**To be done**
Nothing but the lines from the line with "What Plotly code" to the line with "y_ticks = [0, 5, 10, 15, 20, 25, 30]", both included, is to be repeated, and those exactly. Leave out the pictures.
..........
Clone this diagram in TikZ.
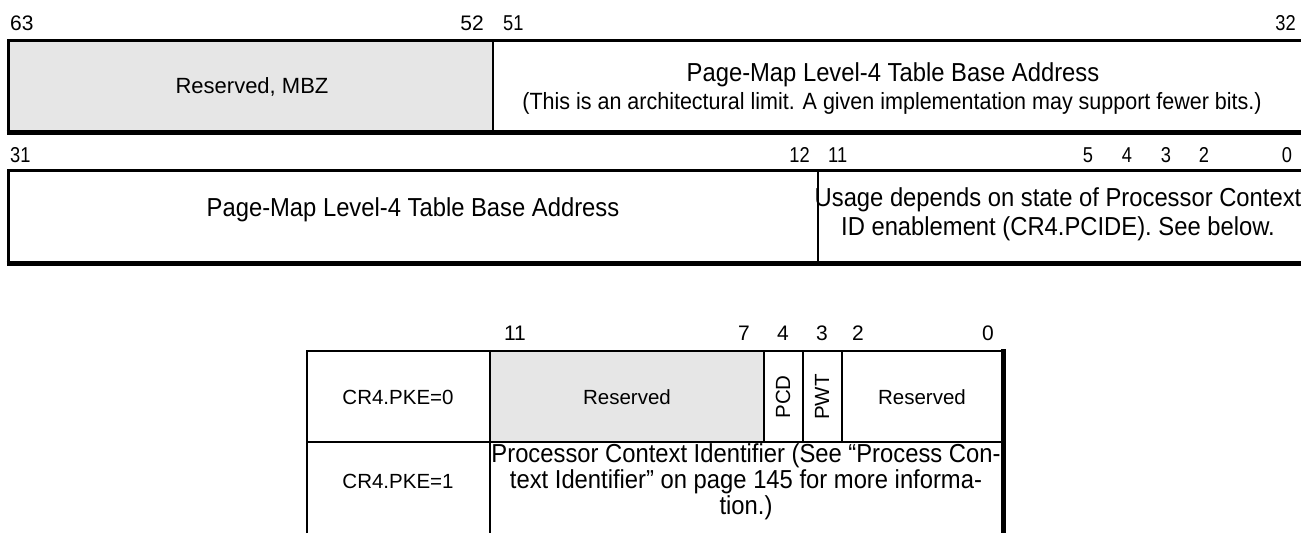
\documentclass[tikz,border=0pt]{standalone}
\usepackage{fontspec}
\setmainfont{Liberation Sans}
\newfontfamily\nar[FakeStretch=0.915]{Liberation Sans}
\newfontfamily\nard[FakeStretch=0.85]{Liberation Sans}
\definecolor{rsv}{HTML}{E6E6E6}
\begin{document}
\begin{tikzpicture}[x=1pt,y=-1pt,
  lbl/.style={font=\fontsize{21}{22}\selectfont, inner sep=0pt},
  nlbl/.style={font=\nard\fontsize{21.5}{22}\selectfont, inner sep=0pt},
  txt/.style={font=\fontsize{20.5}{24}\selectfont, inner sep=0pt, align=center},
  ntxt/.style={font=\nar\fontsize{26}{29}\selectfont, inner sep=0pt, align=center},
  thin/.style={line width=2.2pt},
  thick/.style={line width=5.5pt},
  med/.style={line width=3pt}]
\useasboundingbox (0,0) rectangle (1301,533);
% ---------- register 1 (bits 63..32) ----------
\fill[rsv] (8,40) rectangle (493,132);
\draw[med] (8,130) -- (8,40) -- (1301,40);
\draw[thin] (493,40) -- (493,132);
\draw[thick] (6.5,132.5) -- (1301,132.5);
\node[lbl, anchor=base west] (b63) at (10,30) {63};
\node[lbl, anchor=base east] (b52) at (484,30) {52};
\node[nlbl, anchor=base west] (b51) at (503,30) {51};
\node[nlbl, anchor=base east] (b32) at (1296,30) {32};
\node[txt, font=\fontsize{22}{24}\selectfont] (mbz) at (252,87) {Reserved, MBZ};
\node[ntxt] (pml4a) at (893,75) {Page-Map Level-4 Table Base Address};
\node[ntxt, font=\nar\fontsize{23.5}{26}\selectfont] (limit) at (892,103) {(This is an architectural limit. A given implementation may support fewer bits.)};
% ---------- register 2 (bits 31..0) ----------
\draw[med] (8,261) -- (8,170) -- (1301,170);
\draw[thin] (818,170) -- (818,263);
\draw[thick] (6.5,263.5) -- (1301,263.5);
\node[nlbl, anchor=base west] (b31) at (10,162) {31};
\node[nlbl, anchor=base east] (b12) at (810,162) {12};
\node[nlbl, anchor=base west] (b11) at (828,162) {11};
\node[nlbl, anchor=base] (b5) at (1088,162) {5};
\node[nlbl, anchor=base] (b4) at (1127,162) {4};
\node[nlbl, anchor=base] (b3) at (1166,162) {3};
\node[nlbl, anchor=base] (b2) at (1204,162) {2};
\node[nlbl, anchor=base] (b0) at (1287,162) {0};
\node[ntxt] (pml4b) at (413,210) {Page-Map Level-4 Table Base Address};
\node[ntxt] (usage) at (1058,214) {Usage depends on state of Processor Context\\ID enablement (CR4.PCIDE). See below.};
% ---------- table ----------
\fill[rsv] (490,351) rectangle (764,442);
\draw[thin] (307,533) -- (307,351) -- (1003,351);
\draw[thin] (307,442) -- (1003,442);
\draw[thin] (490,351) -- (490,533);
\draw[thin] (764,351) -- (764,442);
\draw[thin] (803,351) -- (803,442);
\draw[thin] (842,351) -- (842,442);
\draw[thick] (1003.5,349) -- (1003.5,533);
\node[lbl, anchor=base] (t11) at (515,340) {11};
\node[lbl, anchor=base] (t7) at (744,340) {7};
\node[lbl, anchor=base] (t4) at (783,340) {4};
\node[lbl, anchor=base] (t3) at (822,340) {3};
\node[lbl, anchor=base] (t2) at (858,340) {2};
\node[lbl, anchor=base] (t0) at (988,340) {0};
\node[txt] (pke0) at (398,397) {CR4.PKE=0};
\node[txt] (rsv1) at (627,397) {Reserved};
\node[txt, rotate=90] (pcd) at (783,397) {PCD};
\node[txt, rotate=90] (pwt) at (822,397) {PWT};
\node[txt] (rsv2) at (922,397) {Reserved};
\node[txt] (pke1) at (398,481) {CR4.PKE=1};
\node[ntxt, font=\nar\fontsize{26}{26}\selectfont] (pcid) at (746,482) {Processor Context Identifier (See “Process Con-\\text Identifier” on page 145 for more informa-\\tion.)};
\end{tikzpicture}
\end{document}
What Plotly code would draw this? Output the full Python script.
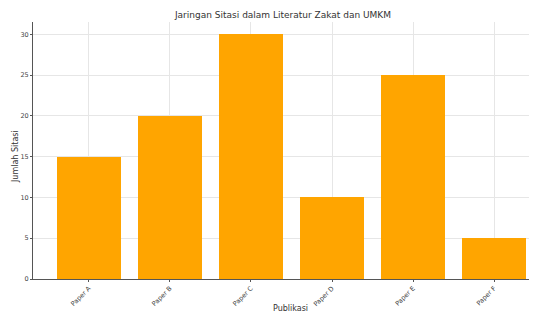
import plotly.graph_objects as go

papers = ["Paper A", "Paper B", "Paper C", "Paper D", "Paper E", "Paper F"]
citations = [15, 20, 30, 10, 25, 5]
y_ticks = [0, 5, 10, 15, 20, 25, 30]

fig = go.Figure(go.Bar(
    x=list(range(len(papers))), y=citations,
    marker=dict(color="#FFA500", line=dict(width=0)),
    width=0.8,
))

font = "DejaVu Sans, Arial, sans-serif"
# page body has an 8px margin, so the figure sits at (8, 8) in the window
fig.update_layout(
    width=537, height=313,
    margin=dict(l=25, r=8, t=14, b=42, autoexpand=False),
    paper_bgcolor="white", plot_bgcolor="white",
    showlegend=False,
    font=dict(family=font, color="#333333", size=7),
    title=dict(text="Jaringan Sitasi dalam Literatur Zakat dan UMKM",
               x=275/537, xref="container", xanchor="center",
               y=1 - 7/313, yref="container", yanchor="middle",
               font=dict(size=9, color="#333333", family=font)),
    bargap=0,
)
fig.update_xaxes(
    range=[-0.69, 5.53], automargin=False,
    tickmode="array", tickvals=list(range(len(papers))), ticktext=papers,
    tickangle=-45, tickfont=dict(size=6.5, color="#444444"),
    showgrid=True, gridcolor="#e6e6e6", gridwidth=1,
    showline=True, linecolor="#555555", linewidth=1,
    ticks="outside", ticklen=2, tickcolor="#555555",
    zeroline=False,
)
fig.update_yaxes(
    range=[0, 31.5], automargin=False,
    tickmode="array", tickvals=y_ticks,
    tickfont=dict(size=6.5, color="#444444"),
    showgrid=True, gridcolor="#e6e6e6", gridwidth=1,
    showline=True, linecolor="#555555", linewidth=1,
    ticks="outside", ticklen=2, tickcolor="#555555",
    zeroline=False,
)
fig.add_annotation(text="Publikasi", xref="paper", yref="paper",
                   x=(290-33)/504, y=-(308-279)/257, xanchor="center", yanchor="middle",
                   showarrow=False, font=dict(size=8, color="#333333"))
fig.add_annotation(text="Jumlah Sitasi", xref="paper", yref="paper",
                   x=-(33-15)/504, y=(279-157)/257, xanchor="center", yanchor="middle",
                   textangle=-90, showarrow=False, font=dict(size=8, color="#333333"))
fig.write_html("out.html")
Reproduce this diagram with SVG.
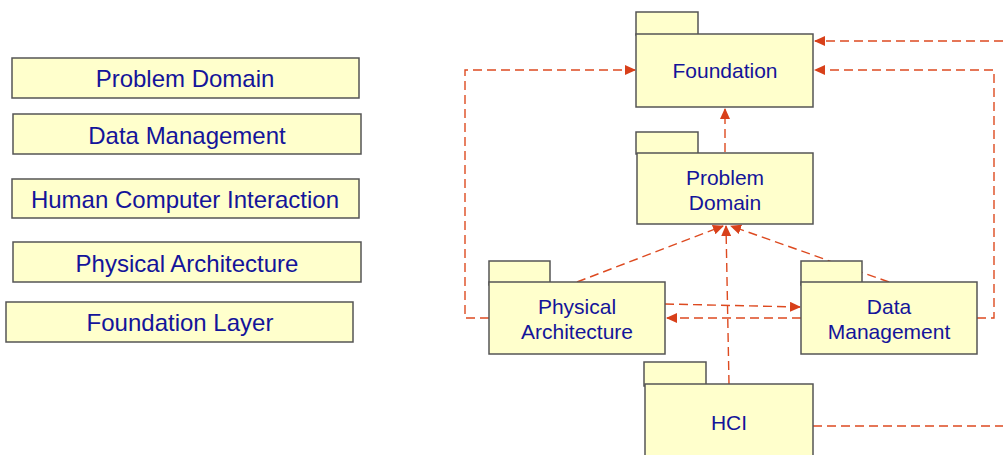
<svg xmlns="http://www.w3.org/2000/svg" width="1003" height="455" viewBox="0 0 1003 455">
<style>
.box{fill:#ffffcc;stroke:#555;stroke-width:1.5}
.t{font-family:"Liberation Sans",Arial,sans-serif;font-size:24px;fill:#14149a;text-anchor:middle}
.pt{font-family:"Liberation Sans",Arial,sans-serif;font-size:21px;fill:#14149a;text-anchor:middle}
.c{fill:none;stroke:#dd4a20;stroke-width:1.4;stroke-dasharray:9,5}
</style>
<defs>
<marker id="ah" markerWidth="11" markerHeight="10" refX="10" refY="5" orient="auto" markerUnits="userSpaceOnUse">
<path d="M0,0 L11,5 L0,10 Z" fill="#d8401a"/>
</marker>
</defs>
<rect width="1003" height="455" fill="#fff"/>
<g id="legend-problem-domain"><rect class="box" x="12" y="58" width="347" height="40"/><text class="t" x="185" y="87">Problem Domain</text></g>
<g id="legend-data-management"><rect class="box" x="13" y="114" width="348" height="40"/><text class="t" x="187" y="144">Data Management</text></g>
<g id="legend-hci"><rect class="box" x="12" y="179" width="347" height="39"/><text class="t" x="185" y="208">Human Computer Interaction</text></g>
<g id="legend-physical-architecture"><rect class="box" x="13" y="242" width="348" height="40"/><text class="t" x="187" y="272">Physical Architecture</text></g>
<g id="legend-foundation-layer"><rect class="box" x="6" y="302" width="347" height="40"/><text class="t" x="180" y="331">Foundation Layer</text></g>

<g id="connectors">
<path class="c" d="M1003,41 L815,41" marker-end="url(#ah)"/>
<path class="c" d="M977,318 L994,318 L994,70 L815,70" marker-end="url(#ah)"/>
<path class="c" d="M489,318 L465,318 L465,70 L635,70" marker-end="url(#ah)"/>
<path class="c" d="M725,152 L725,109" marker-end="url(#ah)"/>
<path class="c" d="M577,282 L723,226" marker-end="url(#ah)"/>
<path class="c" d="M889,282 L731,226" marker-end="url(#ah)"/>
<path class="c" d="M729,384 L726,226" marker-end="url(#ah)"/>
<path class="c" d="M665,304 L800,307" marker-end="url(#ah)"/>
<path class="c" d="M801,318 L667,318" marker-end="url(#ah)"/>
<path class="c" d="M813,426 L1003,426"/>
</g>

<g id="foundation"><rect class="box" x="636" y="12" width="62" height="23"/><rect class="box" x="636" y="34" width="177" height="73"/><text class="pt" x="725" y="78">Foundation</text></g>
<g id="problem-domain"><rect class="box" x="636" y="132" width="62" height="22"/><rect class="box" x="637" y="153" width="176" height="71"/><text class="pt" x="725" y="185">Problem</text><text class="pt" x="725" y="210">Domain</text></g>
<g id="physical-architecture"><rect class="box" x="489" y="261" width="61" height="24"/><rect class="box" x="489" y="282" width="176" height="72"/><text class="pt" x="577" y="314">Physical</text><text class="pt" x="577" y="339">Architecture</text></g>
<g id="data-management"><rect class="box" x="801" y="261" width="61" height="24"/><rect class="box" x="801" y="282" width="176" height="72"/><text class="pt" x="889" y="314">Data</text><text class="pt" x="889" y="339">Management</text></g>
<g id="hci"><rect class="box" x="644" y="362" width="62" height="24"/><rect class="box" x="645" y="384" width="168" height="80"/><text class="pt" x="729" y="430">HCI</text></g>
</svg>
..........
**Written reply**
What Plotly code would draw this? Output the full Python script.
import plotly.graph_objects as go

papers = ["Paper A", "Paper B", "Paper C", "Paper D", "Paper E", "Paper F"]
citations = [15, 20, 30, 10, 25, 5]
y_ticks = [0, 5, 10, 15, 20, 25, 30]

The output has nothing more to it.